Marines test a High Mobility Artillery Rocket System during an an exercise in Israel in November 2021. American rocket systems are participating at Juniper Oak, a large scale exercise expected to begin live fire on Jan. 23, 2023. (Austin Gallegos/U.S. Marine Corps)

Advanced stealth fighters and rocket artillery are part of a U.S.-Israeli military exercise that was slated to commence with live fire Tuesday in Israel, U.S. Central Command said.

The weeklong endeavor, Exercise Juniper Oak 23.2, officially began Monday. It includes the High Mobility Artillery Rocket System, or HIMARS, which has been notably used by Ukraine to defend itself against Russia’s invasion.

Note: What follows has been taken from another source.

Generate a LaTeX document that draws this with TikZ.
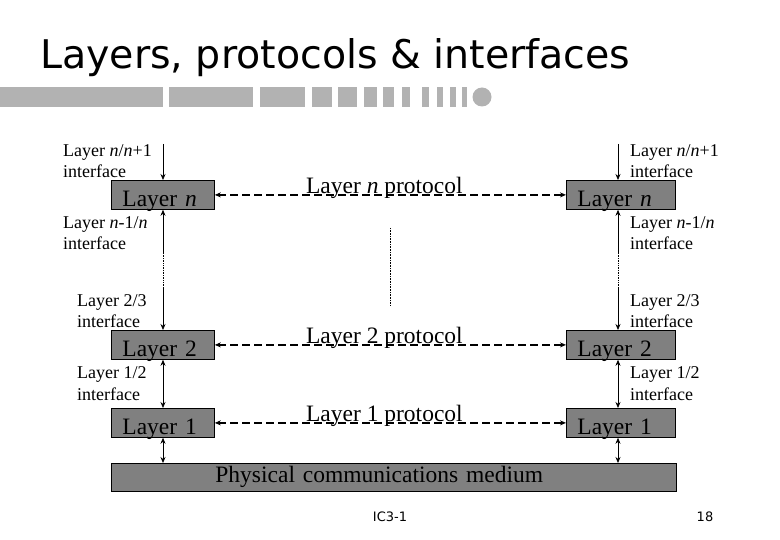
\documentclass[tikz,border=0pt]{standalone}
\usepackage{fontspec}
\setmainfont{Liberation Serif}
\newfontfamily\slidefont{DejaVu Sans}
\usetikzlibrary{arrows.meta,positioning,calc}

\definecolor{boxgray}{RGB}{128,128,128}
\definecolor{bargray}{RGB}{178,178,178}

\tikzset{
    ltip/.tip={Stealth[length=6pt,width=5pt]},
    layerbox/.style={draw, line width=0.8pt, fill=boxgray, anchor=north west,
        minimum height=29pt, inner ysep=0pt, inner xsep=11pt,
        text height=26pt, text depth=3pt, align=left,
        font=\fontsize{23.5}{26}\selectfont},
    ifacelbl/.style={anchor=base west, align=left, inner sep=0pt,
        font=\fontsize{18}{21}\selectfont},
    proto/.style={{ltip}-{ltip}, line width=1.6pt, dash pattern=on 8pt off 4pt},
    protolbl/.style={midway, anchor=base, xshift=-6pt, yshift=1.5pt,
        inner sep=0pt, font=\fontsize{23.5}{26}\selectfont},
    iface/.style={line width=0.7pt}
}

\begin{document}
\begin{tikzpicture}[x=1pt, y=-1pt]
    \useasboundingbox (0,0) rectangle (780,540);

    % Title and bar
    \node[anchor=base west, inner sep=0pt, font=\slidefont\fontsize{39.5}{40}\selectfont]
        (title) at (40,69) {Layers, protocols \& interfaces};
    \foreach \a/\b in {0/163, 169/253, 260/305, 312/332, 338/357, 364/377,
                       383/394, 402/410, 422/429, 437/443, 450/456, 462/467} {
        \fill[bargray] (\a,87) rectangle (\b,107);
    }
    \fill[bargray] (482,97) circle (9.5pt);

    % Layer boxes
    \node[layerbox, text width=81pt] (ln) at (111,180) {Layer \textit{n}};
    \node[layerbox, text width=87pt] (rn) at (566,180) {Layer \textit{n}};
    \node[layerbox, text width=81pt] (l2) at (111,330) {Layer 2};
    \node[layerbox, text width=87pt] (r2) at (566,330) {Layer 2};
    \node[layerbox, text width=81pt] (l1) at (111,408) {Layer 1};
    \node[layerbox, text width=87pt] (r1) at (566,408) {Layer 1};
    \node[layerbox, text width=357pt, inner xsep=104pt, minimum height=28pt,
        text height=19pt, text depth=9pt] (med) at (111,463) {Physical communications medium};

    % Protocols
    \draw[proto] (ln.east) -- node[protolbl] {Layer \textit{n} protocol} (rn.west);
    \draw[proto] (l2.east) -- node[protolbl] {Layer 2 protocol} (r2.west);
    \draw[proto] (l1.east) -- node[protolbl] {Layer 1 protocol} (r1.west);

    % Interfaces, left stack
    \coordinate (tl) at (163,144);
    \coordinate (dl1) at (163,253);
    \coordinate (dl2) at (163,288);
    \draw[iface, -{ltip}] (tl) -- (tl |- ln.north);
    \draw[iface, {ltip}-] (tl |- ln.south) -- (dl1);
    \draw[iface, densely dotted] (dl1) -- (dl2);
    \draw[iface, -{ltip}] (dl2) -- (tl |- l2.north);
    \draw[iface, {ltip}-{ltip}] (tl |- l2.south) -- (tl |- l1.north);
    \draw[iface, {ltip}-{ltip}] (tl |- l1.south) -- (tl |- med.north);

    % Interfaces, right stack
    \coordinate (tr) at (618,144);
    \coordinate (dr1) at (618,253);
    \coordinate (dr2) at (618,288);
    \draw[iface, -{ltip}] (tr) -- (tr |- rn.north);
    \draw[iface, {ltip}-] (tr |- rn.south) -- (dr1);
    \draw[iface, densely dotted] (dr1) -- (dr2);
    \draw[iface, -{ltip}] (dr2) -- (tr |- r2.north);
    \draw[iface, {ltip}-{ltip}] (tr |- r2.south) -- (tr |- r1.north);
    \draw[iface, {ltip}-{ltip}] (tr |- r1.south) -- (tr |- med.north);

    % Middle dots
    \coordinate (c1) at (390,228);
    \coordinate (c2) at (390,305);
    \draw[densely dotted, line width=0.6pt] (c1) -- (c2);

    % Interface labels (base = last line)
    \node[ifacelbl] (lnup) at (63,178) {Layer \textit{n}/\textit{n}+1\\interface};
    \node[ifacelbl] (lndn) at (63,250) {Layer \textit{n}-1/\textit{n}\\interface};
    \node[ifacelbl] (l2up) at (77,328) {Layer 2/3\\interface};
    \node[ifacelbl] (l1up) at (77,400) {Layer 1/2\\interface};
    \node[ifacelbl] (rnup) at (630,178) {Layer \textit{n}/\textit{n}+1\\interface};
    \node[ifacelbl] (rndn) at (630,250) {Layer \textit{n}-1/\textit{n}\\interface};
    \node[ifacelbl] (r2up) at (630,328) {Layer 2/3\\interface};
    \node[ifacelbl] (r1up) at (630,400) {Layer 1/2\\interface};

    % Footer
    \node[anchor=base, inner sep=0pt, font=\slidefont\fontsize{13}{15}\selectfont]
        (foot) at (390,521) {IC3-1};
    \node[anchor=base, inner sep=0pt, font=\slidefont\fontsize{13}{15}\selectfont]
        (page) at (705,521) {18};
\end{tikzpicture}
\end{document}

The event also will involve Space Force assets and more than 140 aircraft and 12 naval vessels, a CENTCOM statement on Monday said.

The aircraft include the Air Force B-52 bomber and the F-35 Lightning II fighter jet.

The exercise will involve 180,000 pounds of live munitions and 6,400 U.S. personnel, a senior defense official told NBC News on Monday.

The joint training will strive to counter “a variety of regional threats,” the Israel Defense Forces stated on Twitter on Monday.

The exercises is expected to test the two forces on a level of coordination that only a handful of militaries in the world can handle, said Jonathan Lord, senior fellow at the Center for a New American Security, a Washington-based think tank.

"We're seeing forces — air, land, sea and space and cyber — cooperate in real time in operations," Lord said.

"For one military force to engage in all those components is already incredibly impressive," Lord added. "The fact that we're doing it in coordination with a partner, it's incredibly ambitious."

The exercise is the largest since Israel was absorbed into U.S. Central Command’s area of responsibility in 2021.

The realignment came after Israel signed the Trump administration-backed Abraham Accords with leaders of Bahrain and the United Arab Emirates on Sept. 15, 2020.

Israel and the Gulf countries share concerns about Iran, a regional rival that supports militant groups around the Middle East.

“The lessons learned during these exercises are exportable to our partners across the region,” Gen. Michael Erik Kurilla, CENTCOM commander, said in a statement Monday.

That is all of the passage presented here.